На сегодня в рамках истории повседневности сформировались два подхода. Сторонники первого подхода, исследуя «повседневность», акцентируют внимание на её «элементах повторяемости». Они считают, что именно из-за повторяемости и рутинизации происходит «подчинение людей авторитету» и, соответственно, стабилизация социальных структур. Адепты второго подхода в своих исследованиях «повседневности» ориентируются, наоборот, на выявление в ней переменного и внутренне противоречивого, чтобы через реконструкцию трансформаций «повседневности» выявить: каким образом участники исторического процесса становились или могли стать объектами истории, а каким — её субъектами.
Базу источников истории повседневности составляют древние тексты — церковные метрические записи, документы лечебных учреждений, брачные договорённости (контракты) и т. п., а также предметы повседневного быта, материалы устных опросов. Все это значительно расширяет предметное поле исторических исследований, а также даёт возможность исследователю максимально приблизиться к индивидууму или группе (не слишком многочисленной), которую он изучает. Именно благодаря истории повседневности в фокус исследований, например, немецких историков, попали самые разнообразные проявления преступности, получившие в своё время распространение в предреволюционной Пруссии (Д. Блазиус. Буржуазное общество и преступность, 1976), быт и семейную жизнь рабочих Рура (К. Тенфельде. Социальная история шахтеров Рура в XIX веке, 1977), мир бродяг и нищих в Баварии, Швабии и Франконии второй половины XVIII века (К. Кюхтхер. Люди на улице, 1983) и т. д.
История повседневности широко пользуется методами прикладной социологии, исторической демографии, антропологии, социальной психологии, культурологии. Приобретает популярность использование приёмов микроанализа. Заметно возрастает и значение количественных методов, особенно в работах американских исследователей.
Критики истории повседневности прежде всего отмечают ограниченность её методологических, концептуальных и аналитических возможностей (Г. Велер и В. Моммзен), на игнорировании ею крупных историографических проблем, отрицании ею самого понятия «тотальная история» и отсутствии в ней методик сочетания результатов разнотематических исследований.
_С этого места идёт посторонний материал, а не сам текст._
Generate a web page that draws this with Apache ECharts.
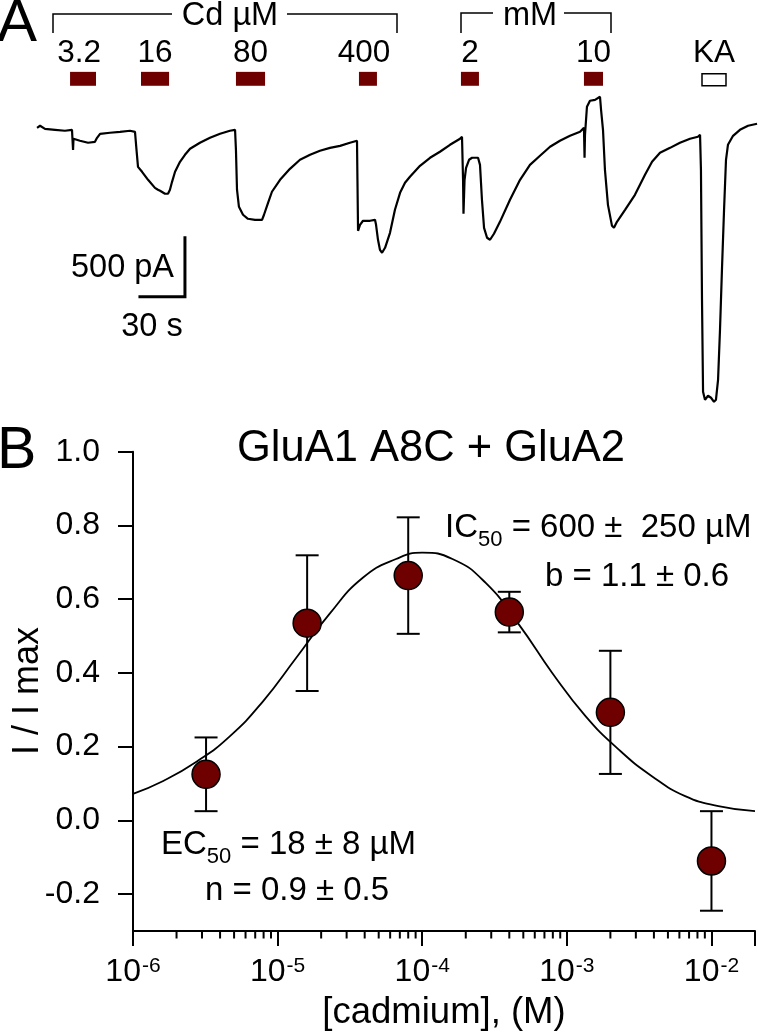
<!DOCTYPE html>
<html>
<head>
<meta charset="utf-8">
<script src="https://cdn.jsdelivr.net/npm/echarts@6/dist/echarts.min.js"></script>
<style>
html,body{margin:0;padding:0;background:#fff;}
#chart{width:758px;height:1034px;}
</style>
</head>
<body>
<div id="chart"></div>
<script>
// ---------- Panel A data (time in s, current in pA) ----------
const traceTime = [0.7,2.7,6,12.7,19.3,24,24.3,24.7,25,29.3,34.7,39.3,40.7,42.7,49.3,56,62.7,66,67,68,70.7,74.7,79.3,81.3,82.7,86,88,89.3,90.7,92.7,96,99.3,102.7,109.3,116,122.7,129.3,132.7,133.3,134,135.3,138,141.3,146,150.7,152,154.7,157.3,162.7,169.3,176,182.7,189.3,196,202.7,209.3,214,214.3,214.7,216,218,222.7,226,226.7,228,229.3,230.7,232.7,236,239.3,242.7,246,249.3,256,262.7,269.3,276,282.7,284,284.7,285,285.7,286.7,288.7,290.7,294.7,296,297.3,298.7,300.7,302.7,305.3,309.3,316,322.7,329.3,336,342.7,349.3,356,362.7,365.3,365.7,366,367.3,369.3,372.7,376,376.7,378,379.3,381.3,384,385.3,387.3,392.7,399.3,406,410.7,416,422.7,429.3,436,441.3,442.7,443.3,444,444.7,446,448,450,452,453.3,454.7,456,457.3,458.7,460,461.3,464.7,469.3,474.7,480.7];
const traceCurrent = [17,34,8,0,-8,0,-76,-170,-76,-93,-110,-102,-68,-34,-25,-17,-8,-17,-170,-314,-356,-424,-492,-508,-517,-542,-542,-508,-441,-356,-271,-212,-161,-110,-68,-34,-8,0,-170,-508,-653,-720,-754,-763,-763,-720,-619,-525,-424,-331,-254,-212,-178,-153,-136,-110,-93,-424,-856,-805,-771,-771,-763,-805,-932,-1017,-1042,-1000,-873,-678,-534,-449,-398,-305,-237,-186,-127,-76,-59,-424,-712,-424,-322,-254,-237,-237,-297,-593,-831,-915,-932,-881,-780,-593,-424,-297,-220,-144,-93,-51,-17,17,-237,-42,195,246,254,280,170,0,-339,-636,-814,-831,-780,-678,-551,-381,-271,-195,-153,-110,-76,-59,-42,-339,-1441,-2220,-2288,-2254,-2271,-2305,-2288,-2119,-1695,-1187,-678,-254,-127,-51,0,34,51];
const appLabels = ['3.2','16','80','400','2','10','KA'];
const appStart = [22.7, 70, 133.3, 215.3, 283.3, 365.3, 444];
const appEnd   = [40, 88.7, 152.7, 227.3, 295.3, 378, 460];
const scaleBarTime = 30;      // s
const scaleBarCurrent = 500;  // pA
const scaleBarCorner = [99.3, -1415];

// ---------- Panel B data ----------
const concM  = [3.2e-6, 1.6e-5, 8e-5, 4e-4, 2e-3, 1e-2];
const relI   = [0.125, 0.535, 0.664, 0.565, 0.293, -0.110];
const relErr = [0.100, 0.184, 0.158, 0.055, 0.167, 0.135];
const curveLogConc = [-6.0,-5.791,-5.561,-5.331,-5.101,-4.871,-4.641,-4.411,-4.181,-4.0,-3.791,-3.561,-3.331,-3.101,-2.871,-2.641,-2.412,-2.182,-1.952,-1.699];
const curveRelI    = [0.072,0.107,0.159,0.228,0.323,0.441,0.560,0.658,0.709,0.726,0.709,0.644,0.531,0.400,0.283,0.192,0.120,0.066,0.039,0.025];
const yTickValues = [-0.2, 0.0, 0.2, 0.4, 0.6, 0.8, 1.0];

const FONT = 'Liberation Sans, Arial, Helvetica, sans-serif';
const RED = '#6e0000';

const minorTicks = [];
for (let d = -6; d <= -2; d++) {
  for (let m = 2; m <= 9; m++) {
    const v = m * Math.pow(10, d);
    if (v <= 2.0001e-2) minorTicks.push(v);
  }
}

const chart = echarts.init(document.getElementById('chart'), null, {renderer: 'canvas'});

const option = {
  animation: false,
  backgroundColor: '#fff',
  grid: [
    {left: 36, top: 0, width: 721.5, height: 424.8},
    {left: 133, top: 451.7, width: 624.5, height: 479.3}
  ],
  xAxis: [
    {gridIndex: 0, type: 'value', min: 0, max: 481, show: false},
    {
      gridIndex: 1, type: 'log', logBase: 10, min: 1e-6, max: 2e-2,
      axisLine: {show: true, onZero: false, lineStyle: {color: '#000', width: 2}},
      axisTick: {show: true, inside: false, length: 15, lineStyle: {color: '#000', width: 2}},
      splitLine: {show: false},
      axisLabel: {
        margin: 25, color: '#000', fontFamily: FONT,
        showMinLabel: true, showMaxLabel: true,
        formatter: function (v) {
          const l = Math.log10(v);
          const e = Math.round(l);
          if (Math.abs(l - e) > 1e-6) return '';
          return '{b|10}{s|' + e + '}';
        },
        rich: {
          b: {fontSize: 32, fontFamily: FONT, color: '#000', verticalAlign: 'top'},
          s: {fontSize: 21, fontFamily: FONT, color: '#000', verticalAlign: 'top', padding: [0, 0, 0, 1]}
        }
      }
    }
  ],
  yAxis: [
    {gridIndex: 0, type: 'value', min: -2500, max: 1100, show: false},
    {
      gridIndex: 1, type: 'value', min: -0.3, max: 1.0,
      axisLine: {show: true, onZero: false, lineStyle: {color: '#000', width: 2}},
      axisTick: {show: true, inside: false, length: 15, lineStyle: {color: '#000', width: 2}, customValues: yTickValues},
      splitLine: {show: false},
      axisLabel: {
        margin: 33, color: '#000', fontSize: 32, fontFamily: FONT,
        customValues: yTickValues,
        formatter: function (v) { return v.toFixed(1); }
      }
    }
  ],
  series: [
    {
      type: 'line', xAxisIndex: 0, yAxisIndex: 0,
      data: traceTime.map((t, i) => [t, traceCurrent[i]]),
      showSymbol: false, symbol: 'none',
      lineStyle: {color: '#000', width: 2.2},
      z: 2
    },
    {
      type: 'line', xAxisIndex: 0, yAxisIndex: 0,
      data: [
        [scaleBarCorner[0] - scaleBarTime, scaleBarCorner[1]],
        [scaleBarCorner[0], scaleBarCorner[1]],
        [scaleBarCorner[0], scaleBarCorner[1] + scaleBarCurrent]
      ],
      showSymbol: false, symbol: 'none',
      lineStyle: {color: '#000', width: 3, cap: 'square', join: 'miter'},
      z: 2
    },
    {
      type: 'custom', xAxisIndex: 0, yAxisIndex: 0, clip: false,
      data: appStart.map((s, i) => [s, appEnd[i]]),
      encode: {x: [0, 1]},
      renderItem: function (params, api) {
        const i = params.dataIndex;
        const isKA = appLabels[i] === 'KA';
        const topI = isKA ? 474 : 491;
        const botI = 373;
        const p1 = api.coord([api.value(0), topI]);
        const p2 = api.coord([api.value(1), botI]);
        const labelPt = api.coord([(api.value(0) + api.value(1)) / 2, 491]);
        return {
          type: 'group',
          children: [
            {
              type: 'rect',
              shape: {x: p1[0], y: p1[1], width: p2[0] - p1[0], height: p2[1] - p1[1]},
              style: isKA ? {fill: '#fff', stroke: '#000', lineWidth: 1.5} : {fill: RED}
            },
            {
              type: 'text',
              style: {
                x: labelPt[0] - (appLabels[i] === '3.2' || appLabels[i] === '400' ? 4 : 0),
                y: labelPt[1] - 19,
                text: appLabels[i], fontSize: 31.5, fontFamily: FONT, fill: '#000',
                align: 'center', verticalAlign: 'middle'
              }
            }
          ]
        };
      },
      z: 3
    },
    // Panel B
    {
      type: 'line', xAxisIndex: 1, yAxisIndex: 1,
      data: curveLogConc.map((l, i) => [Math.pow(10, l), curveRelI[i]]),
      smooth: 0.5, showSymbol: false, symbol: 'none',
      lineStyle: {color: '#000', width: 1.8},
      z: 2
    },
    {
      type: 'custom', xAxisIndex: 1, yAxisIndex: 1,
      data: concM.map((c, i) => [c, relI[i], relErr[i]]),
      encode: {x: 0, y: 1},
      renderItem: function (params, api) {
        const x = api.value(0), y = api.value(1), e = api.value(2);
        const top = api.coord([x, y + e]);
        const bot = api.coord([x, y - e]);
        const hw = 11.5;
        const st = {stroke: '#000', lineWidth: 2};
        return {
          type: 'group',
          children: [
            {type: 'line', shape: {x1: top[0], y1: top[1], x2: bot[0], y2: bot[1]}, style: st},
            {type: 'line', shape: {x1: top[0] - hw, y1: top[1], x2: top[0] + hw, y2: top[1]}, style: st},
            {type: 'line', shape: {x1: bot[0] - hw, y1: bot[1], x2: bot[0] + hw, y2: bot[1]}, style: st}
          ]
        };
      },
      z: 3
    },
    {
      type: 'scatter', xAxisIndex: 1, yAxisIndex: 1,
      data: concM.map((c, i) => [c, relI[i]]),
      symbol: 'circle', symbolSize: 28,
      itemStyle: {color: RED, borderColor: '#000', borderWidth: 1.5, opacity: 1},
      z: 4
    },
    {
      type: 'custom', xAxisIndex: 1, yAxisIndex: 1, clip: false,
      data: minorTicks.map(v => [v, -0.3]),
      encode: {x: 0, y: 1},
      renderItem: function (params, api) {
        const p = api.coord([api.value(0), api.value(1)]);
        return {type: 'line', shape: {x1: p[0], y1: p[1], x2: p[0], y2: p[1] + 7.5}, style: {stroke: '#000', lineWidth: 2}};
      },
      z: 3
    }
  ],
  graphic: [
    // Panel letters
    {type: 'text', style: {x: -3, y: 24, text: 'A', fontSize: 60, fontFamily: FONT, fill: '#000', align: 'left', verticalAlign: 'middle'}},
    {type: 'text', style: {x: -3, y: 452, text: 'B', fontSize: 59, fontFamily: FONT, fill: '#000', align: 'left', verticalAlign: 'middle'}},
    // Brackets
    {type: 'polyline', shape: {points: [[53, 33], [53, 14], [172, 14]]}, style: {stroke: '#000', lineWidth: 1.5, fill: null}},
    {type: 'polyline', shape: {points: [[287, 14], [397, 14], [397, 33]]}, style: {stroke: '#000', lineWidth: 1.5, fill: null}},
    {type: 'text', style: {x: 230, y: 16, text: 'Cd µM', fontSize: 32.5, fontFamily: FONT, fill: '#000', align: 'center', verticalAlign: 'middle'}},
    {type: 'polyline', shape: {points: [[461, 33], [461, 13], [493, 13]]}, style: {stroke: '#000', lineWidth: 1.5, fill: null}},
    {type: 'polyline', shape: {points: [[564, 13], [611, 13], [611, 33]]}, style: {stroke: '#000', lineWidth: 1.5, fill: null}},
    {type: 'text', style: {x: 530, y: 16, text: 'mM', fontSize: 32.5, fontFamily: FONT, fill: '#000', align: 'center', verticalAlign: 'middle'}},
    // Scale bar labels
    {type: 'text', style: {x: 174, y: 268, text: '500 pA', fontSize: 32.5, fontFamily: FONT, fill: '#000', align: 'right', verticalAlign: 'middle'}},
    {type: 'text', style: {x: 152, y: 327, text: '30 s', fontSize: 32.5, fontFamily: FONT, fill: '#000', align: 'center', verticalAlign: 'middle'}},
    // Panel B title and axis names
    {type: 'text', style: {x: 431, y: 449, text: 'GluA1 A8C + GluA2', fontSize: 43.5, fontFamily: FONT, fill: '#000', align: 'center', verticalAlign: 'middle'}},
    {type: 'text', rotation: Math.PI / 2, x: 28, y: 691, style: {x: 0, y: 0, text: 'I / I max', fontSize: 36, fontFamily: FONT, fill: '#000', align: 'center', verticalAlign: 'middle'}},
    {type: 'text', style: {x: 444, y: 1013, text: '[cadmium], (M)', fontSize: 36.5, fontFamily: FONT, fill: '#000', align: 'center', verticalAlign: 'middle'}},
    // Fit annotations
    {type: 'text', style: {
      x: 445, y: 511, text: '{m|IC}{sub|50}{m| = 600 ±  250 µM}', align: 'left', verticalAlign: 'top',
      rich: {
        m: {fontSize: 33, fontFamily: FONT, fill: '#000', color: '#000', verticalAlign: 'top'},
        sub: {fontSize: 22, fontFamily: FONT, fill: '#000', color: '#000', verticalAlign: 'bottom', padding: [18, 0, 0, 0]}
      }
    }},
    {type: 'text', style: {x: 637, y: 577, text: 'b = 1.1 ± 0.6', fontSize: 33, fontFamily: FONT, fill: '#000', align: 'center', verticalAlign: 'middle'}},
    {type: 'text', style: {
      x: 161, y: 828, text: '{m|EC}{sub|50}{m| = 18 ± 8 µM}', align: 'left', verticalAlign: 'top',
      rich: {
        m: {fontSize: 33, fontFamily: FONT, fill: '#000', color: '#000', verticalAlign: 'top'},
        sub: {fontSize: 22, fontFamily: FONT, fill: '#000', color: '#000', verticalAlign: 'bottom', padding: [18, 0, 0, 0]}
      }
    }},
    {type: 'text', style: {x: 297, y: 891, text: 'n = 0.9 ± 0.5', fontSize: 33, fontFamily: FONT, fill: '#000', align: 'center', verticalAlign: 'middle'}}
  ]
};
chart.setOption(option);
</script>
</body>
</html>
В частности, требование максимального приближения исследователя к действующим лицам истории, что побуждает исследователя широко привлекать к своему анализу рассказы тех или иных лиц о самих себе, таит угрозу подмены собственно анализа пониманием и толкованием. Доминирование в истории повседневности эмпиризма при отсутствии в ней должного внимания к обоснованию теоретико-методологических основ исследования приводит к продуцированию сторонниками этого направления перегруженных мелкими деталями любительских работ.